Нет, возражает Курносенко Курбатову, смерть не ужасна, как писал Казаков, она прекрасна. Ибо это огромный выход энергии. Стало быть, смерть больше всех и закамуфлирована, потому что все бы только в неё и рвались. Это моё личное открытие. Если оно тебя утешит, ради Бога. И не вижу здесь противоречия с православием...

Вот другой отрывок: Я говорил не о власти как чиновничьей должности. Я говорил о власти как сущности того поляризованного сознания, которым пользуются все без исключения славянофилы, даже «старые», которые качественно суть другое же, хотя бы потому верили в Бога всерьёз, а не подвёрстывали веру под языческое своё понимание «выгоды»...

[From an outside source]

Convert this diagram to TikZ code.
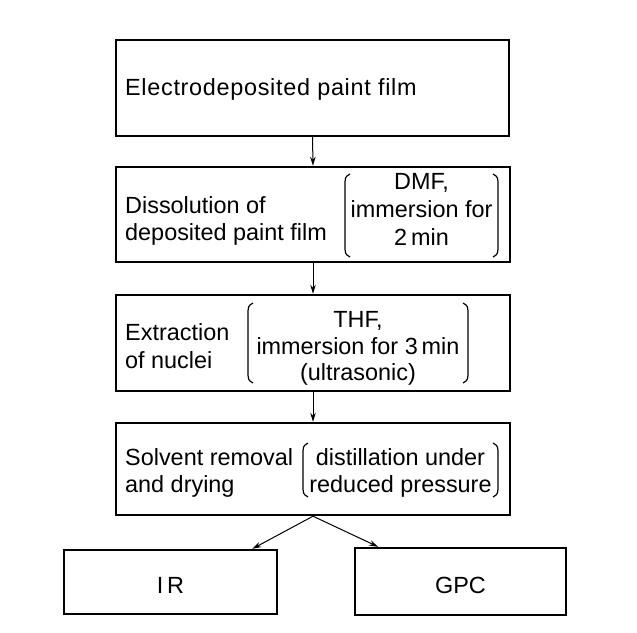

В следующем письме читаем, что вершина человеческого взгляда, это «не оставлять следов». Это уважение к сущему как к живому всему. Как единству, должному вызывать в тебе уважения, а не мичуринское стремление кроить...

И наконец любимая тема, верный звук, как признак прямо указывающий на истину: "Камертон дал Пушкин, и ни разу сам потом не сбился. И потом Гоголь хоть слегка и ушёл, он сделал другое огромное. А Достоевский на нерве дорывался во всей внешней растрёпанности именно до него же, до звука — музыки сфер. Потому так и ужасно мне читать Бунина и Набокова, — они всё не о том, их самих больно много. А это скучно. Самих нас у всех нас много..."

Письма понравились куда больше,чем токката-фуга или заданный отрывок. Как ни крути, рефлексирующая сущность, размышляющая, ищущая, главное, не лишенная стыда и меры.

Может быть сделаем вставки, предложил я Кириллу Алексеевичу, ну, чтоб хоть как-то расцветить несносный стеб

Не нужно, помотал головой мэтр, лучше добавь отрывок о фонтане-аисте...

О, господи, он и туда добрался - нет уж, дудки, фонтан-аист мой. И не просто так, а по праву рождения...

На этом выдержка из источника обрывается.